Quatre chefs d’Etat de grands pays d’Afrique de l’Ouest sont arrivés en Gambie mardi 13 décembre pour tenter de trouver une issue à la crise politique. Ils entendent convaincre le président sortant Yahya Jammeh de revenir sur sa décision de contester sa défaite à l’élection présidentielle. Les pourparlers se sont ouverts dans l’après-midi et aucun résultat n’a pour l’instant été obtenu.
Yahya Jammeh reste pour l’instant sur ses positions : l’élection présidentielle a été entachée d’anomalies, estime-t-il. Selon lui, la Commission électorale n’a pas correctement compilé les résultats et ses militants ont été intimidés lors du scrutin. Et pour en juger, le parti présidentiel a fait appel mardi soir à la Cour suprême, la plus haute instance judiciaire de Gambie.
Problème : ladite Cour suprême, présidée par un magistrat nigérian, n’a pas siégé depuis plus d’un an et il manque quatre juges pour qu’elle puisse fonctionner. Des juges qui devraient être nommés par le président Jammeh, le transformant donc mécaniquement en juge et partie du litige.
C’est du moins l’argument de l’association du barreau gambien pour disqualifier ce recours. « Si, en temps normal, le droit à un recours existe bel et bien, le fait est qu’il n’existe à l’heure actuelle pas de panel de magistrats habilité à siéger à la Cour suprême. En l’occurrence, il serait contraire à tous les principes de la justice que le président sortant nomme des magistrats à la Cour suprême, lesquels seraient chargés d’examiner un recours déposé par lui ou en son nom », estime Shérif Tambedou, le président par intérim de l’association du barreau gambien.
C’est aussi l’argument d’Adama Barrow, l’homme qui a été proclamé vainqueur par la Commission électorale, selon le porte-parole de l’opposition Khalifa Salla : « Dans les derniers jours de son mandat, nous ne reconnaissons pas au président sortant le droit constitutionnel de nommer des magistrats à la Cour suprême de Gambie et de leur faire prêter serment, afin qu’ils jugent son affaire », souligne-t-il. Le président de la Cour suprême, de son côté, ne s’est pas encore exprimé.

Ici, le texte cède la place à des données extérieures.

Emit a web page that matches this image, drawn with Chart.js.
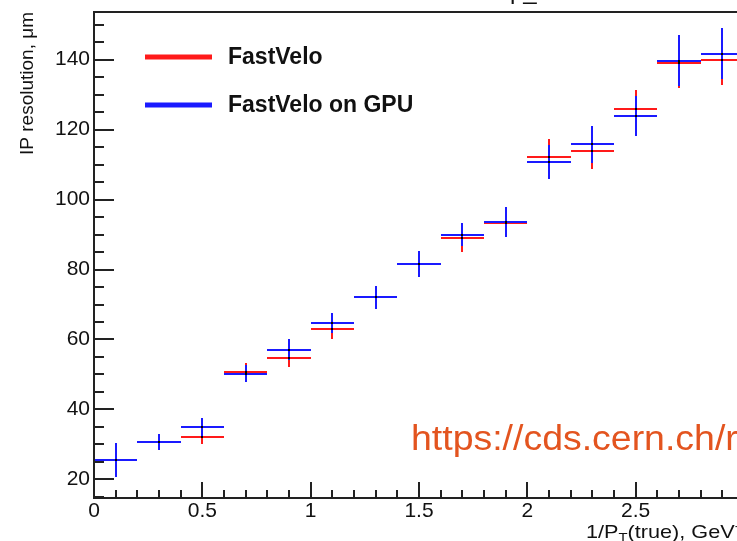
<!DOCTYPE html>
<html>
<head>
<meta charset="utf-8">
<script src="https://cdn.jsdelivr.net/npm/chart.js@4.4.1/dist/chart.umd.min.js"></script>
<style>
    html, body { margin: 0; padding: 0; background: #fff; overflow: hidden; }
    #wrap { width: 737px; height: 541px; overflow: hidden; position: relative; }
    canvas { display: block; }
</style>
</head>
<body>
<div id="wrap"><canvas id="ipChart" width="760" height="541"></canvas></div>
<script>
/* Data: bin centres in 1/pT, resolution in um, symmetric errors */
const binCentres = [0.1, 0.3, 0.5, 0.7, 0.9, 1.1, 1.3, 1.5, 1.7, 1.9, 2.1, 2.3, 2.5, 2.7, 2.9];
const binHalfWidth = 0.1;

const cpuValues = [25.5, 30.7, 32.2, 50.6, 54.7, 63.1, 72.1, 81.6, 88.9, 93.3, 112.2, 114.0, 125.8, 139.1, 139.9];
const cpuErrors = [4.8, 2.3, 2.0, 2.6, 2.6, 2.9, 3.3, 3.7, 3.8, 4.0, 5.2, 5.4, 5.6, 7.1, 7.2];

const gpuValues = [25.5, 30.7, 34.9, 50.2, 57.1, 64.7, 72.1, 81.6, 90.0, 93.6, 110.7, 115.8, 123.9, 139.7, 141.7];
const gpuErrors = [4.8, 2.3, 2.7, 2.4, 2.9, 2.9, 3.3, 3.7, 3.4, 4.4, 4.9, 5.3, 5.8, 7.3, 7.2];

const xTickValues = [0, 0.5, 1, 1.5, 2, 2.5, 3];
const yTickValues = [20, 40, 60, 80, 100, 120, 140];

const seriesNames = ['FastVelo', 'FastVelo on GPU'];
const seriesColors = ['#ff1a1a', '#1a1aff'];

function toPoints(values, errors) {
    return binCentres.map((x, i) => ({ x, y: values[i], err: errors[i] }));
}

const FONT = '"Liberation Sans", Arial, Helvetica, sans-serif';

// ROOT style frame, inner ticks, error crosses, legend and titles
const rootStyle = {
    id: 'rootStyle',
    afterDatasetsDraw(chart) {
        const ctx = chart.ctx;
        const xs = chart.scales.x;
        const ys = chart.scales.y;
        const area = chart.chartArea;
        const px = v => Math.round(xs.getPixelForValue(v));
        const py = v => Math.round(ys.getPixelForValue(v));

        ctx.save();

        // error crosses, red first then blue on top (snapped so blue fully covers red)
        chart.data.datasets.forEach((ds) => {
            ctx.strokeStyle = ds.borderColor;
            ctx.lineWidth = 2;
            ds.data.forEach(p => {
                const cx = px(p.x);
                const cy = py(p.y);
                ctx.beginPath();
                ctx.moveTo(px(p.x - binHalfWidth), cy);
                ctx.lineTo(px(p.x + binHalfWidth), cy);
                ctx.moveTo(cx, py(p.y - p.err));
                ctx.lineTo(cx, py(p.y + p.err));
                ctx.stroke();
            });
        });
        chart.data.datasets.forEach(ds => {
            ctx.fillStyle = '#000';
            ds.data.forEach(p => {
                ctx.fillRect(px(p.x) - 1, py(p.y) - 1, 2, 2);
            });
        });

        // frame
        ctx.strokeStyle = '#222';
        ctx.lineWidth = 2;
        ctx.strokeRect(area.left, area.top, area.right - area.left, area.bottom - area.top);

        // y ticks (major every 20, minor every 5)
        ctx.beginPath();
        for (let v = 15; v <= 150; v += 5) {
            const y = py(v);
            const len = (v % 20 === 0) ? 20 : 10;
            ctx.moveTo(area.left, y);
            ctx.lineTo(area.left + len, y);
        }
        // x ticks (major every 0.5, minor every 0.1)
        for (let i = 0; i <= 30; i++) {
            const x = px(i / 10);
            const len = (i % 5 === 0) ? 16 : 8;
            ctx.moveTo(x, area.bottom);
            ctx.lineTo(x, area.bottom - len);
        }
        ctx.stroke();

        // legend
        const legendY = [57, 105];
        chart.data.datasets.forEach((ds, i) => {
            ctx.strokeStyle = ds.borderColor;
            ctx.lineWidth = 5;
            ctx.beginPath();
            ctx.moveTo(145, legendY[i]);
            ctx.lineTo(212, legendY[i]);
            ctx.stroke();
            ctx.fillStyle = '#111';
            ctx.font = 'bold 23px ' + FONT;
            ctx.textAlign = 'left';
            ctx.textBaseline = 'alphabetic';
            ctx.fillText(ds.label, 228, legendY[i] + 7);
        });

        // y axis title
        ctx.save();
        ctx.translate(33, 12);
        ctx.rotate(-Math.PI / 2);
        ctx.font = '19px ' + FONT;
        ctx.fillStyle = '#111';
        ctx.textAlign = 'right';
        ctx.textBaseline = 'alphabetic';
        ctx.fillText('IP resolution, \u03bcm', 0, 0);
        ctx.restore();

        // x axis title with subscript / superscript (a bit stretched, like ROOT's Helvetica)
        ctx.save();
        ctx.translate(586, 538);
        ctx.scale(1.14, 1);
        ctx.fillStyle = '#111';
        ctx.textAlign = 'left';
        let tx = 0;
        ctx.font = '19px ' + FONT;
        ctx.fillText('1/P', tx, 0);
        tx += ctx.measureText('1/P').width;
        ctx.font = '13px ' + FONT;
        ctx.fillText('T', tx, 4);
        tx += ctx.measureText('T').width;
        ctx.font = '19px ' + FONT;
        ctx.fillText('(true), GeV', tx, 0);
        tx += ctx.measureText('(true), GeV').width;
        ctx.font = '13px ' + FONT;
        ctx.fillText('-1', tx, -8);
        ctx.restore();

        // bottom of the title, clipped by the page edge
        ctx.fillStyle = '#111';
        ctx.font = '24px ' + FONT;
        ctx.fillText('p_', 510, -1);

        // source note
        ctx.save();
        ctx.translate(411, 450);
        ctx.scale(1.07, 1);
        ctx.font = '35px ' + FONT;
        ctx.fillStyle = '#e3541f';
        ctx.fillText('https://cds.cern.ch/record', 0, 0);
        ctx.restore();

        ctx.restore();
    }
};

const ctx = document.getElementById('ipChart').getContext('2d');
new Chart(ctx, {
    type: 'scatter',
    data: {
        datasets: [
            {
                label: seriesNames[0],
                data: toPoints(cpuValues, cpuErrors),
                borderColor: seriesColors[0],
                backgroundColor: seriesColors[0],
                pointRadius: 0,
                showLine: false
            },
            {
                label: seriesNames[1],
                data: toPoints(gpuValues, gpuErrors),
                borderColor: seriesColors[1],
                backgroundColor: seriesColors[1],
                pointRadius: 0,
                showLine: false
            }
        ]
    },
    options: {
        responsive: false,
        animation: false,
        layout: { padding: { top: 12, right: 16, left: 0, bottom: 0 } },
        plugins: {
            legend: { display: false },
            tooltip: { enabled: false }
        },
        scales: {
            x: {
                type: 'linear',
                min: 0,
                max: 3,
                grid: { display: false, drawTicks: false },
                border: { display: false },
                afterBuildTicks: (scale) => { scale.ticks = xTickValues.map(v => ({ value: v })); },
                afterFit: (scale) => {
                    scale.height = 43;
                    scale.paddingLeft = 0;
                    scale.paddingRight = 0;
                },
                ticks: {
                    color: '#111',
                    padding: 1,
                    font: { size: 21, family: FONT },
                    callback: (v) => String(v)
                }
            },
            y: {
                type: 'linear',
                min: 14.7,
                max: 153.6,
                grid: { display: false, drawTicks: false },
                border: { display: false },
                afterBuildTicks: (scale) => { scale.ticks = yTickValues.map(v => ({ value: v })); },
                afterFit: (scale) => {
                    scale.width = 94;
                    scale.paddingTop = 0;
                    scale.paddingBottom = 0;
                },
                ticks: {
                    color: '#111',
                    padding: 4,
                    font: { size: 21, family: FONT },
                    callback: (v) => String(v)
                }
            }
        }
    },
    plugins: [rootStyle]
});
</script>
</body>
</html>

Pas d’avancée de la délégation de la Cédéao
En fin de matinée, mardi, alors que les chefs d’Etat arrivaient à Banjul, Yahya Jammeh a envoyé l’armée à la Commission électorale. L’institution est bloquée. Le personnel et son président ont été priés de quitter les lieux, sans autre explication. La Cédéao a menacé d’une intervention militaire, le chef d’état-major des armées, Ousmane Badjie revient sur sa loyauté offerte à Adama Barrow la semaine passée et déclare à la presse : « Jammeh me paie, c’est à lui que je réponds ».
Dans ce climat, la délégation des chefs d’Etat de la Cédéao a fort à faire. La présidente libérienne Ellen Johnson Sirleaf a d’ailleurs prévenu, ce mardi soir, à Banjul : « Un accord ne pourra pas être trouvé en un jour », a-t-elle déclaré à la presse, avant de reprendre le chemin de la présidence pour continuer de discuter avec Yahya Jammeh.
Tout au long de cette journée de négociations, Yahya Jammeh a donc réussi à étouffer la Cédéao, même si la délégation reste persuadée qu’elle va aboutir à un accord. Et si la diplomatie ouest-africaine est pour l’instant tenue en échec, dans le pays, Yahya Jammeh est de plus en plus isolé : des professeurs d‘université, des avocats estiment qu’il a trahi le pays, l’ambassadeur en poste à Washington a affirmé qu’il ne le soutenait plus. La population sera peut-être le dernier rempart pour l’empêcher de rester au pouvoir.